--- START OF Given material ---

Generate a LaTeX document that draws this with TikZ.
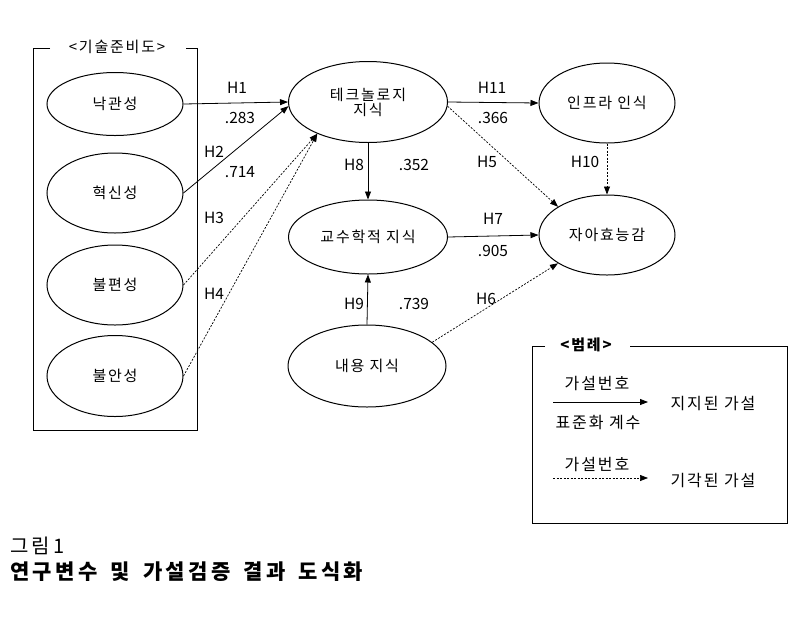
\documentclass[tikz,border=0pt]{standalone}
\usepackage{fontspec}
\setmainfont{Noto Sans CJK KR}
\newfontfamily\krs[LetterSpace=12]{Noto Sans CJK KR}
\newfontfamily\krc[LetterSpace=16,WordSpace=1.6]{Noto Sans CJK KR}
\usetikzlibrary{shapes.geometric,arrows.meta}
\begin{document}
\begin{tikzpicture}[x=1pt,y=-1pt,
  var/.style={draw,ellipse,line width=1pt,inner sep=0pt,font=\krs\fontsize{15}{17}\selectfont,align=center},
  lab/.style={font=\fontsize{15.5}{17}\selectfont,inner sep=1pt},
  leg/.style={font=\krs\fontsize{16}{18}\selectfont,inner sep=1pt},
  sup/.style={line width=0.8pt,-{Triangle[length=8pt,width=6pt]}},
  rej/.style={line width=0.7pt,dash pattern=on 2pt off 1.5pt,-{Triangle[length=8pt,width=6pt]}},
  frame/.style={line width=1pt}]
\useasboundingbox (0,0) rectangle (801,625);
% left group
\draw[frame] (50,48) -- (33,48) -- (33,430) -- (197,430) -- (197,48) -- (186,48);
\node[lab,font=\krs\fontsize{15}{17}\selectfont] (gtitle) at (117,47) {<기술준비도>};
\node[var,minimum width=136pt,minimum height=63pt] (nak) at (115,104) {낙관성};
\node[var,minimum width=136pt,minimum height=80pt] (hyeok) at (115,193) {혁신성};
\node[var,minimum width=136pt,minimum height=80pt] (bulp) at (115,285) {불편성};
\node[var,minimum width=136pt,minimum height=81pt] (bula) at (115,376) {불안성};
% middle
\node[var,minimum width=159pt,minimum height=81pt] (tech) at (368,102) {테크놀로지\\[-2pt]지식};
\node[var,minimum width=159pt,minimum height=74pt] (peda) at (368,237) {교수학적 지식};
\node[var,minimum width=158pt,minimum height=82pt] (cont) at (367,366) {내용 지식};
% right
\node[var,minimum width=136pt,minimum height=80pt] (infra) at (607,103) {인프라 인식};
\node[var,minimum width=136pt,minimum height=80pt] (self) at (607,235) {자아효능감};
% connectors
\draw[sup] (nak.east) -- (tech.west);
\draw[sup] (hyeok.east) -- (tech.183);
\draw[rej] (bulp.east) -- (tech.212);
\draw[rej] (bula.east) -- (tech.212);
\draw[sup] (tech.south) -- (peda.north);
\draw[sup] (cont.north) -- (peda.south);
\draw[sup] (tech.east) -- (infra.west);
\draw[rej] (tech.-3) -- (self.150);
\draw[rej] (infra.south) -- (self.north);
\draw[sup] (peda.east) -- (self.west);
\draw[rej] (cont.20) -- (self.210);
% labels
\node[lab] (h1) at (237,88) {H1};
\node[lab] (c1) at (240,118) {.283};
\node[lab] (h2) at (214,152) {H2};
\node[lab] (c2) at (240,172) {.714};
\node[lab] (h3) at (214,218) {H3};
\node[lab] (h4) at (214,294) {H4};
\node[lab] (h8) at (354,165) {H8};
\node[lab] (c8) at (414,165) {.352};
\node[lab] (h9) at (354,304) {H9};
\node[lab] (c9) at (414,304) {.739};
\node[lab] (h11) at (492,88) {H11};
\node[lab] (c11) at (493,118) {.366};
\node[lab] (h5) at (487,162) {H5};
\node[lab] (h10) at (585,162) {H10};
\node[lab] (h7) at (493,219) {H7};
\node[lab] (c7) at (493,251) {.905};
\node[lab] (h6) at (486,299) {H6};
% legend
\draw[frame] (545,346) -- (532,346) -- (532,523) -- (787,523) -- (787,346) -- (630,346);
\node[lab,font=\krs\fontsize{15}{17}\selectfont\bfseries] (ltitle) at (586,345) {<범례>};
\coordinate (la1) at (553,402);
\coordinate (lb1) at (648,402);
\draw[sup] (la1) -- (lb1);
\node[leg] (lhyp1) at (597,383) {가설번호};
\node[leg] (lcoef) at (598,422) {표준화 계수};
\node[leg] (lsup) at (713,403) {지지된 가설};
\coordinate (la2) at (553,478);
\coordinate (lb2) at (648,478);
\draw[rej] (la2) -- (lb2);
\node[leg] (lhyp2) at (597,464) {가설번호};
\node[leg] (lrej) at (713,480) {기각된 가설};
% caption
\node[anchor=west,inner sep=0pt,font=\krc\fontsize{20}{22}\selectfont] (cap1) at (10,546) {그림1};
\node[anchor=west,inner sep=0pt,font=\krc\fontsize{21}{23}\selectfont\bfseries] (cap2) at (10,572) {연구변수 및 가설검증 결과 도식화};
\end{tikzpicture}
\end{document}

--- END OF Given material ---

Exercise brief >> Strip out the pictures and quote the remaining data word for word.

Solution to the problem >>
Generate a LaTeX document that draws this with TikZ.
\documentclass[tikz,border=0pt]{standalone}
\usepackage{fontspec}
\setmainfont{Noto Sans CJK KR}
\newfontfamily\krs[LetterSpace=12]{Noto Sans CJK KR}
\newfontfamily\krc[LetterSpace=16,WordSpace=1.6]{Noto Sans CJK KR}
\usetikzlibrary{shapes.geometric,arrows.meta}
\begin{document}
\begin{tikzpicture}[x=1pt,y=-1pt,
  var/.style={draw,ellipse,line width=1pt,inner sep=0pt,font=\krs\fontsize{15}{17}\selectfont,align=center},
  lab/.style={font=\fontsize{15.5}{17}\selectfont,inner sep=1pt},
  leg/.style={font=\krs\fontsize{16}{18}\selectfont,inner sep=1pt},
  sup/.style={line width=0.8pt,-{Triangle[length=8pt,width=6pt]}},
  rej/.style={line width=0.7pt,dash pattern=on 2pt off 1.5pt,-{Triangle[length=8pt,width=6pt]}},
  frame/.style={line width=1pt}]
\useasboundingbox (0,0) rectangle (801,625);
% left group
\draw[frame] (50,48) -- (33,48) -- (33,430) -- (197,430) -- (197,48) -- (186,48);
\node[lab,font=\krs\fontsize{15}{17}\selectfont] (gtitle) at (117,47) {<기술준비도>};
\node[var,minimum width=136pt,minimum height=63pt] (nak) at (115,104) {낙관성};
\node[var,minimum width=136pt,minimum height=80pt] (hyeok) at (115,193) {혁신성};
\node[var,minimum width=136pt,minimum height=80pt] (bulp) at (115,285) {불편성};
\node[var,minimum width=136pt,minimum height=81pt] (bula) at (115,376) {불안성};
% middle
\node[var,minimum width=159pt,minimum height=81pt] (tech) at (368,102) {테크놀로지\\[-2pt]지식};
\node[var,minimum width=159pt,minimum height=74pt] (peda) at (368,237) {교수학적 지식};
\node[var,minimum width=158pt,minimum height=82pt] (cont) at (367,366) {내용 지식};
% right
\node[var,minimum width=136pt,minimum height=80pt] (infra) at (607,103) {인프라 인식};
\node[var,minimum width=136pt,minimum height=80pt] (self) at (607,235) {자아효능감};
% connectors
\draw[sup] (nak.east) -- (tech.west);
\draw[sup] (hyeok.east) -- (tech.183);
\draw[rej] (bulp.east) -- (tech.212);
\draw[rej] (bula.east) -- (tech.212);
\draw[sup] (tech.south) -- (peda.north);
\draw[sup] (cont.north) -- (peda.south);
\draw[sup] (tech.east) -- (infra.west);
\draw[rej] (tech.-3) -- (self.150);
\draw[rej] (infra.south) -- (self.north);
\draw[sup] (peda.east) -- (self.west);
\draw[rej] (cont.20) -- (self.210);
% labels
\node[lab] (h1) at (237,88) {H1};
\node[lab] (c1) at (240,118) {.283};
\node[lab] (h2) at (214,152) {H2};
\node[lab] (c2) at (240,172) {.714};
\node[lab] (h3) at (214,218) {H3};
\node[lab] (h4) at (214,294) {H4};
\node[lab] (h8) at (354,165) {H8};
\node[lab] (c8) at (414,165) {.352};
\node[lab] (h9) at (354,304) {H9};
\node[lab] (c9) at (414,304) {.739};
\node[lab] (h11) at (492,88) {H11};
\node[lab] (c11) at (493,118) {.366};
\node[lab] (h5) at (487,162) {H5};
\node[lab] (h10) at (585,162) {H10};
\node[lab] (h7) at (493,219) {H7};
\node[lab] (c7) at (493,251) {.905};
\node[lab] (h6) at (486,299) {H6};
% legend
\draw[frame] (545,346) -- (532,346) -- (532,523) -- (787,523) -- (787,346) -- (630,346);
\node[lab,font=\krs\fontsize{15}{17}\selectfont\bfseries] (ltitle) at (586,345) {<범례>};
\coordinate (la1) at (553,402);
\coordinate (lb1) at (648,402);
\draw[sup] (la1) -- (lb1);
\node[leg] (lhyp1) at (597,383) {가설번호};
\node[leg] (lcoef) at (598,422) {표준화 계수};
\node[leg] (lsup) at (713,403) {지지된 가설};
\coordinate (la2) at (553,478);
\coordinate (lb2) at (648,478);
\draw[rej] (la2) -- (lb2);
\node[leg] (lhyp2) at (597,464) {가설번호};
\node[leg] (lrej) at (713,480) {기각된 가설};
% caption
\node[anchor=west,inner sep=0pt,font=\krc\fontsize{20}{22}\selectfont] (cap1) at (10,546) {그림1};
\node[anchor=west,inner sep=0pt,font=\krc\fontsize{21}{23}\selectfont\bfseries] (cap2) at (10,572) {연구변수 및 가설검증 결과 도식화};
\end{tikzpicture}
\end{document}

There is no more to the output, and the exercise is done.